San Carlos de Barilouce: Living Inside a Refrigerator

I’m not going outside until the temperature is above my age.

Spring in Argentina’s San Carlos de Barilouce, makes a fiction entrance some might better describe as blistering, wrathful, diabolical. At least in my eyes. And body.


What this picture doesn’t show you is that it was approximately the same temperature as it would be if I’d been sitting on a glacier. Except colder. 

I know you can’t feel anything from where you are. You just have to believe me. 
At least the risk for mosquito activity is low.

For me, a holiday is best defined as “a woman lies down in the sun with a glass of wine and a book and gets up five to seven days later.”


But enough of that. I take up the burden of my tale. 

I didn’t plan to come here after Buenos Aires. I was supposed to go home. But as good fortune would have it, I have the marvelous? opportunity to go trekking in Patagonia Chile.

So I’m spending a few days of intermediate time here. I’m hoping that when I’m on this infamous Patagonian trek, I’ll be able to tell whether I have sustained an injury or that’s just how I am now. Cause sometimes I get winded just working my way through a bag of Skittles. 

Because of my unexpected detour and inclement weather, I’m wrapping up in my (only) three pairs of pants and five top layers, including raincoat and alpaca wool poncho. My poncho, a very welcome and timely purchase in Buenos Aires. 

They say there’s no such thing as bad weather, just bad clothing. Yes, well. 

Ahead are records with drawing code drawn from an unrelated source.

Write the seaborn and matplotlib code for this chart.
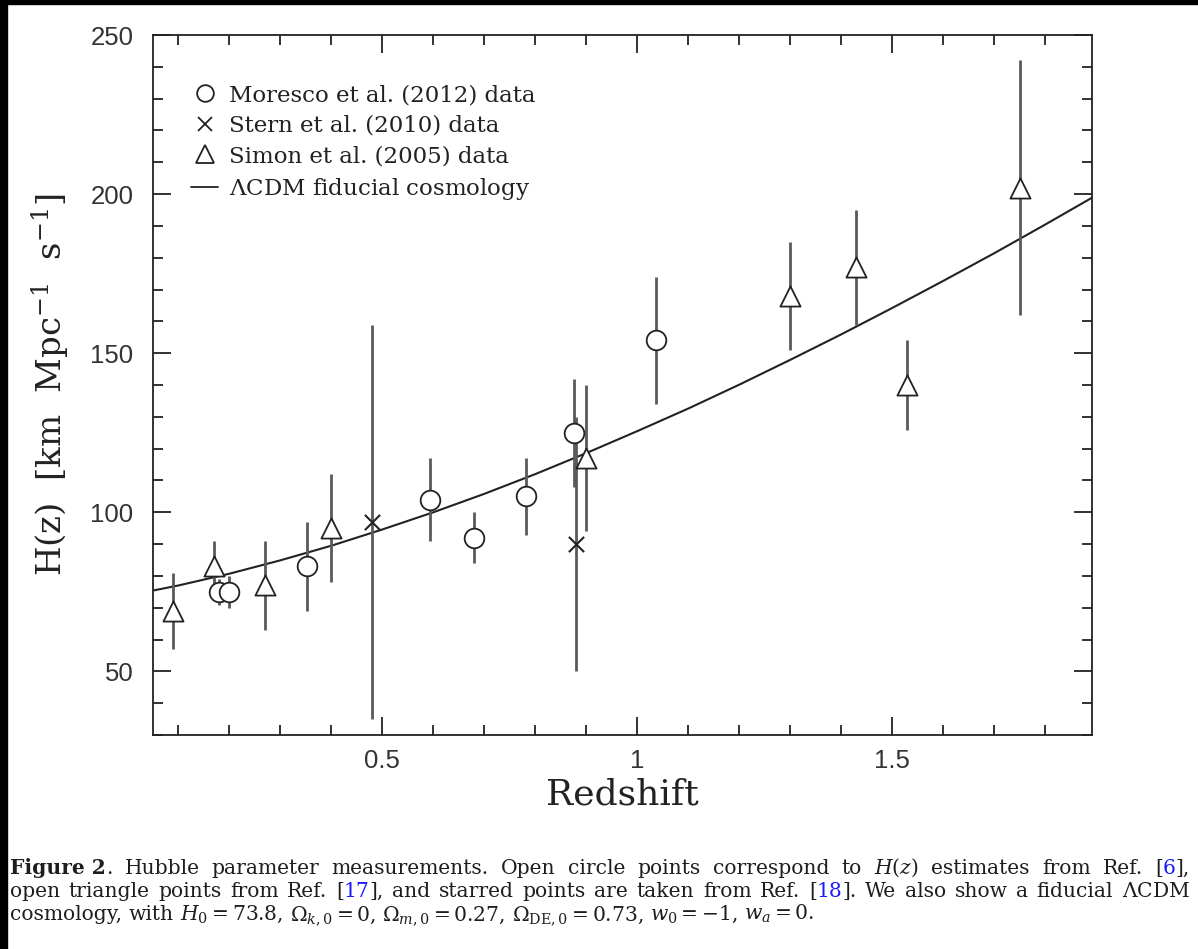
"""
Hubble parameter measurements H(z) vs redshift, with a fiducial LCDM curve.
"""

import matplotlib
matplotlib.use('Agg')
import matplotlib.pyplot as plt
from matplotlib.lines import Line2D
from matplotlib.patches import Rectangle
from matplotlib.offsetbox import TextArea, HPacker, VPacker, AnchoredOffsetbox
from matplotlib.ticker import MultipleLocator, FixedLocator
import seaborn as sns
import pandas as pd

# Moresco et al. (2012)
moresco_z = [0.179, 0.199, 0.352, 0.593, 0.68, 0.781, 0.875, 1.037]
moresco_h = [75, 75, 83, 104, 92, 105, 125, 154]
moresco_err = [4, 5, 14, 13, 8, 12, 17, 20]

# Stern et al. (2010)
stern_z = [0.48, 0.88]
stern_h = [97, 90]
stern_err = [62, 40]

# Simon et al. (2005)
simon_z = [0.09, 0.17, 0.27, 0.4, 0.9, 1.3, 1.43, 1.53, 1.75]
simon_h = [69, 83, 77, 95, 117, 168, 177, 140, 202]
simon_err = [12, 8, 14, 17, 23, 17, 18, 14, 40]

# LCDM fiducial curve
lcdm_z = [0.05, 0.1, 0.2, 0.3, 0.4, 0.5, 0.6, 0.7, 0.8, 0.9, 1.0,
          1.1, 1.2, 1.3, 1.4, 1.5, 1.6, 1.7, 1.8, 1.9]
lcdm_h = [75.4, 77.0, 80.7, 84.9, 89.5, 94.6, 100.0, 105.8, 112.0, 118.6, 125.5,
          132.6, 140.1, 147.9, 155.9, 164.2, 172.7, 181.4, 190.4, 199.6]

legend_labels = ['Moresco et al. (2012) data', 'Stern et al. (2010) data',
                 'Simon et al. (2005) data', r'$\Lambda$CDM fiducial cosmology']

x_ticks = [0.5, 1, 1.5]
x_ticklabels = ['0.5', '1', '1.5']
y_ticks = [50, 100, 150, 200, 250]

# caption lines: each word is a string or a list of (text, colour key, bold)
caption_lines = [
    [[('Figure 2', 'k', True), ('.', 'k', False)], 'Hubble', 'parameter', 'measurements.',
     'Open', 'circle', 'points', 'correspond', 'to', '$H(z)$', 'estimates', 'from',
     'Ref.', [('[', 'k', False), ('6', 'b', False), ('],', 'k', False)]],
    ['open', 'triangle', 'points', 'from', 'Ref.',
     [('[', 'k', False), ('17', 'b', False), ('],', 'k', False)],
     'and', 'starred', 'points', 'are', 'taken', 'from', 'Ref.',
     [('[', 'k', False), ('18', 'b', False), (('].'), 'k', False)],
     'We', 'also', 'show', 'a', 'fiducial', r'$\Lambda$CDM'],
    ['cosmology,', 'with', '$H_0 = 73.8$,', r'$\Omega_{k,0} = 0$,',
     r'$\Omega_{m,0} = 0.27$,', r'$\Omega_{\rm DE,0} = 0.73$,',
     '$w_0 = -1$,', '$w_a = 0$.'],
]

sns.set_style('white')
plt.rcParams['mathtext.fontset'] = 'dejavuserif'
plt.rcParams['axes.linewidth'] = 1.3

fig = plt.figure(figsize=(11.98, 9.49), dpi=100)
ax = fig.add_axes([0.1277, 0.2255, 0.7838, 0.7376])

INK = '#222222'
BAR = '#5a5a5a'

# curve
curve = pd.DataFrame({'z': lcdm_z, 'H': lcdm_h})
sns.lineplot(data=curve, x='z', y='H', ax=ax, color=INK, lw=1.5, zorder=2)

# error bars
for z, h, e in [(moresco_z, moresco_h, moresco_err),
                (stern_z, stern_h, stern_err),
                (simon_z, simon_h, simon_err)]:
    ax.errorbar(z, h, yerr=e, fmt='none', ecolor=BAR, elinewidth=2,
                capsize=0, zorder=3)

# markers
sns.scatterplot(x=moresco_z, y=moresco_h, ax=ax, marker='o', s=200,
                facecolor='white', edgecolor=INK, linewidth=1.3, zorder=4)
sns.scatterplot(x=stern_z, y=stern_h, ax=ax, marker='x', s=120,
                color=INK, linewidth=1.5, zorder=4)
sns.scatterplot(x=simon_z, y=simon_h, ax=ax, marker='^', s=210,
                facecolor='white', edgecolor=INK, linewidth=1.3, zorder=4)

ax.set_xlim(0.05, 1.892)
ax.set_ylim(30, 250)
ax.xaxis.set_major_locator(FixedLocator(x_ticks))
ax.set_xticklabels(x_ticklabels)
ax.xaxis.set_minor_locator(MultipleLocator(0.1))
ax.yaxis.set_major_locator(FixedLocator(y_ticks))
ax.yaxis.set_minor_locator(MultipleLocator(10))
ax.tick_params(which='both', direction='in', top=True, right=True,
               bottom=True, left=True, color=INK, width=1.3)
ax.tick_params(which='major', length=13)
ax.tick_params(which='minor', length=7)
ax.tick_params(axis='y', which='major', pad=14)
ax.tick_params(axis='x', which='major', pad=10)
for lab in ax.get_xticklabels() + ax.get_yticklabels():
    lab.set_fontfamily('Liberation Sans')
    lab.set_fontsize(18.5)
    lab.set_color('#333333')
for sp in ax.spines.values():
    sp.set_color(INK)

ax.set_xlabel('Redshift', fontfamily='DejaVu Serif', fontsize=26,
              color=INK, labelpad=3)
ax.set_ylabel(r'H(z)  [km  Mpc$^{-1}$  s$^{-1}$]', fontfamily='DejaVu Serif',
              fontsize=24.5, color=INK, labelpad=13)

# legend
handles = [
    Line2D([], [], ls='none', marker='o', ms=12, mfc='white', mec=INK, mew=1.3),
    Line2D([], [], ls='none', marker='x', ms=10, color=INK, mew=1.3),
    Line2D([], [], ls='none', marker='^', ms=13, mfc='white', mec=INK, mew=1.3),
    Line2D([], [], color=INK, lw=1.3),
]
leg = ax.legend(handles, legend_labels, loc='upper left',
                bbox_to_anchor=(0.041, 0.930), frameon=False,
                prop={'family': 'DejaVu Serif', 'size': 16.5},
                handlelength=1.15, handletextpad=0.5, labelspacing=0.38,
                borderpad=0, borderaxespad=0)
for t in leg.get_texts():
    t.set_color(INK)

# caption, justified to the reference text width
CAP_FS = 14.6
CAP_COLORS = {'k': '#1e1e1e', 'b': '#1a1aff'}
CAP_WIDTH = 1180  # pixels
renderer = fig.canvas.get_renderer()
px_per_pt = fig.dpi / 72.0


def word_box(word):
    parts = [(word, 'k', False)] if isinstance(word, str) else word
    areas = [TextArea(s, textprops=dict(color=CAP_COLORS[c], fontfamily='DejaVu Serif',
                                        fontweight='bold' if b else 'normal',
                                        fontsize=CAP_FS))
             for s, c, b in parts]
    box = HPacker(children=areas, align='baseline', pad=0, sep=0)
    box.set_figure(fig)
    return box


def box_width(box):
    return box.get_bbox(renderer).width


space_px = box_width(word_box('a a')) - box_width(word_box('aa'))

rows = []
for i, words in enumerate(caption_lines):
    boxes = [word_box(w) for w in words]
    if i < len(caption_lines) - 1:
        total = sum(box_width(b) for b in boxes)
        gap_px = max((CAP_WIDTH - total) / (len(boxes) - 1), 0.6 * space_px)
    else:
        gap_px = space_px
    rows.append(HPacker(children=boxes, align='baseline', pad=0, sep=gap_px / px_per_pt))

caption = VPacker(children=rows, align='left', pad=0, sep=1.6)
anchored = AnchoredOffsetbox(loc='upper left', child=caption, pad=0,
                             borderpad=0, frameon=False,
                             bbox_to_anchor=(10 / 1198, 1 - 857 / 949),
                             bbox_transform=fig.transFigure)
fig.add_artist(anchored)

# dark border strips from the screenshot
fig.patches.append(Rectangle((0, 1 - 4 / 949), 1, 4 / 949, transform=fig.transFigure,
                             color='black', zorder=10))
fig.patches.append(Rectangle((0, 0), 7 / 1198, 1, transform=fig.transFigure,
                             color='black', zorder=10))

fig.savefig('out.png', dpi=100)
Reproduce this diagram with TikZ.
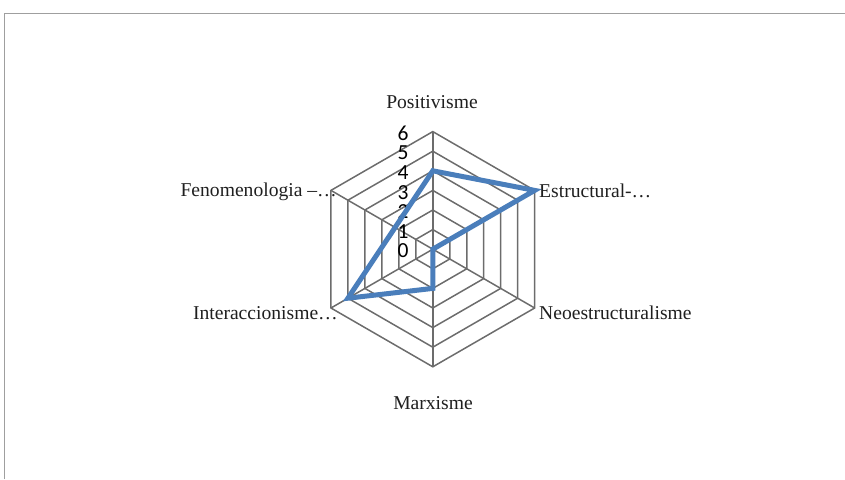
\documentclass[tikz,border=0pt]{standalone}
\usepackage{fontspec}
\setmainfont{Liberation Serif}
\newfontfamily\digitfont{Carlito}
\begin{document}
\begin{tikzpicture}[x=1pt,y=1pt,
  gridline/.style={draw=gray!85!black, line width=1.5pt},
  frameline/.style={draw=gray!75, line width=1.2pt},
  series/.style={draw={rgb,255:red,74;green,126;blue,187}, line width=5pt, line join=miter},
  axislabel/.style={inner sep=0pt, font=\fontsize{19.6}{22}\selectfont, text=black!88},
  ticklabel/.style={inner sep=0pt, anchor=east, font=\digitfont\fontsize{21.5}{23}\selectfont, text=black}]
  \def\u{19.6}
  % canvas and frame
  \useasboundingbox (-432.8,-229.8) rectangle (412.2,249.2);
  \draw[frameline] (-428.3,-229.8) -- (-428.3,235.7) -- (412.2,235.7);
  % hexagonal grid rings
  \foreach \k in {1,...,6}{
    \draw[gridline] (90:\k*\u) -- (30:\k*\u) -- (-30:\k*\u) -- (-90:\k*\u)
      -- (-150:\k*\u) -- (150:\k*\u) -- cycle;
  }
  % spokes
  \coordinate (c) at (0,0);
  \foreach \a/\n in {90/pos,30/est,-30/neo,-90/mar,-150/int,150/fen}{
    \coordinate (ax-\n) at (\a:6*\u);
    \draw[gridline] (c) -- (ax-\n);
  }
  % value scale
  \foreach \k in {0,...,6}{
    \node[ticklabel] (t\k) at (-24,\k*\u-1.8) {\k};
  }
  % data series
  \coordinate (d-pos) at (90:4*\u);
  \coordinate (d-est) at (30:6*\u);
  \coordinate (d-neo) at (-30:0);
  \coordinate (d-mar) at (-90:2*\u);
  \coordinate (d-int) at (-150:5*\u);
  \coordinate (d-fen) at (150:2.22*\u);
  \draw[series] (d-pos) -- (d-est) -- (d-neo) -- (d-mar) -- (d-int) -- (d-fen) -- cycle;
  % category labels
  \node[axislabel] (l-pos) at (-0.8,147.2) {Positivisme};
  \node[axislabel, anchor=west] (l-est) at (106.2,58.2) {Estructural-\ldots};
  \node[axislabel, anchor=west] (l-neo) at (106.2,-63.8) {Neoestructuralisme};
  \node[axislabel] (l-mar) at (0.2,-153.8) {Marxisme};
  \node[axislabel, anchor=east] (l-int) at (-94.8,-63.8) {Interaccionisme\ldots};
  \node[axislabel, anchor=east] (l-fen) at (-95.8,57.2) {Fenomenologia –\ldots};
\end{tikzpicture}
\end{document}
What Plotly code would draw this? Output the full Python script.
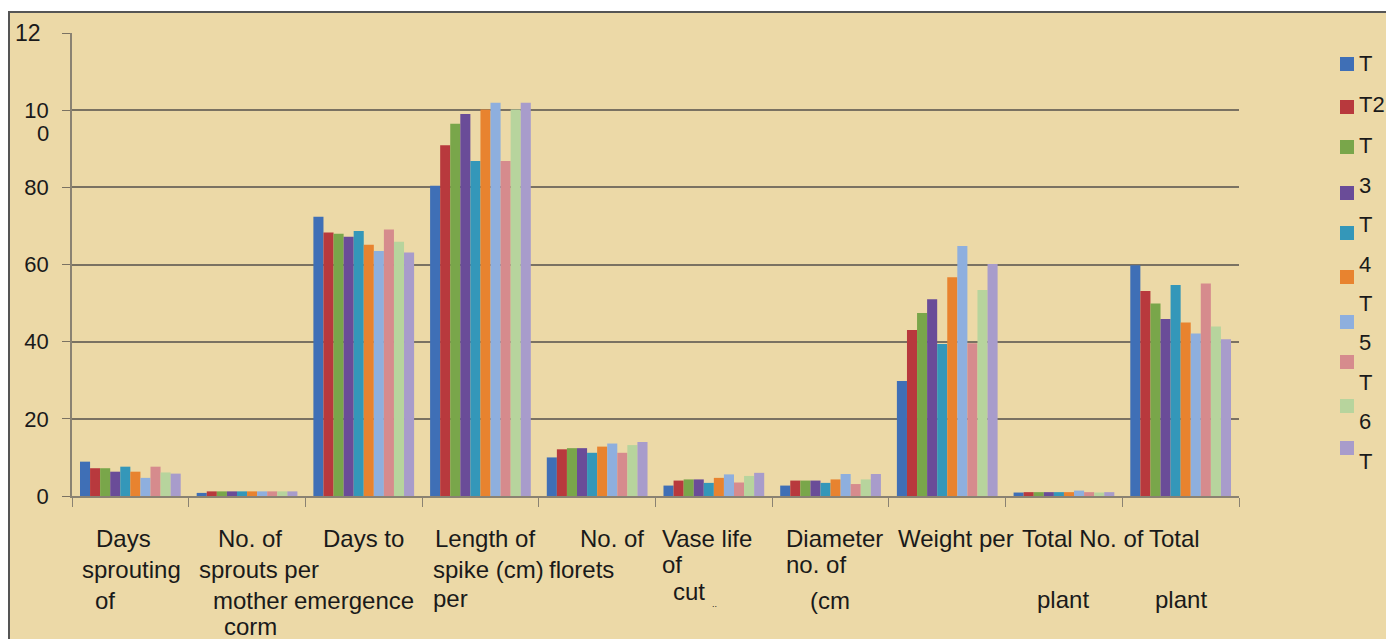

I listen to the wind moan day and night, battle driving rain outside, I’m chilled to the bones. It’s a consummate shock from the comforting warmth of B.A.  


 A Slice of Switzerland

With its snow-capped peaks and crisp air, this laid-back city in Patagonia makes you question whether you have landed in Switzerland instead of Argentina.

Bariloche is a city surrounded by thousand-year-old forests, mountains covered in snow and crystal clear lakes. Seven to be exact. Each with a unique landscape.  

I have seen quite a few groups of teenagers prowling the streets and have learned it is quite common for high school students in Argentina to take a senior trip to Bariloche.  


To hike or not to hike, that is not a real question.

Those in the know will scoff and say, “What is wrong with you? Bariloche is world famous for its amazing hiking trails, mountain bike trails, zipline, rock climbing, chairlifts up to the top of the mountain…”

You see where I’m going here. And it’s not up. 

I’m not really afraid of heights, just falling from them. I get nervous just standing on a chair. 

 Eat your weight in chocolate.

“What you see before you, my friend, is the result of a lifetime of chocolate.” – Katharine Hepburn

Thankfully, Bariloche is known as the chocolate capital of Argentina. I’ve counted at least eighteen shops on Mitre Street alone. Any self-discipline I may have is tough, because I’m the boss of me and that guy runs a really loose ship. 

Besides chocolate never asks any stupid questions.


“To alcohol! The cause of, and solution to, all of life’s problems.”Homer Simpson 

And alcohol. Malbec, Pineapple Cider, Fernet, Cerveza artesanal beer, and rum. You can even pose with a Saint Bernard dog with a small barrel of rum around the neck; his neck, not yours.


And lots and lots of travel agencies, since the main goal of Bariloche’s tourists is to leave the city.
But there is a dark side to Bariloche. After WWII, some quite atrocious war criminals found refuge here. The most infamous one is Erich Priebke who lived here undisturbed until, in 1993, German investigators applied for extradition.

Sadly, it was not unusual that Nazi war criminals found a safe house in Argentina. Mr. Perón was very cooperative in this field.


Lately I’ve been thinking about “life reviews.” I first heard the term in an interview Jane Fonda did with Julia Louis Dreyfus on her podcast.

I found that sitting solo freezing in a dingy hotel room gazing at faded botanical prints gives you plenty of time to muse on the subject. As well as the importance of making yourself useful to the reader by solving their life problems, while dispensing with the fantasy that anyone actually cares about your experiences; in other words, generally getting over yourself. 

We of a certain age know what it means to lose things – your looks, your loves, your reading glasses…and to remember that it is simply courtesy to others to give yourself a once-over in the mirror. And that it’s probably too late to take up pole dancing.

I mean, I really don’t look like the woman in the hotel’s magnified bathroom mirror I saw last night. I thought, that can’t be right. And I will never let that happen again. Of course it was scary. Not even God wants to see us that close up. 

Well, I’m just getting ready to not go out, but instead to a late supper of a considerable good Malbec – in my room.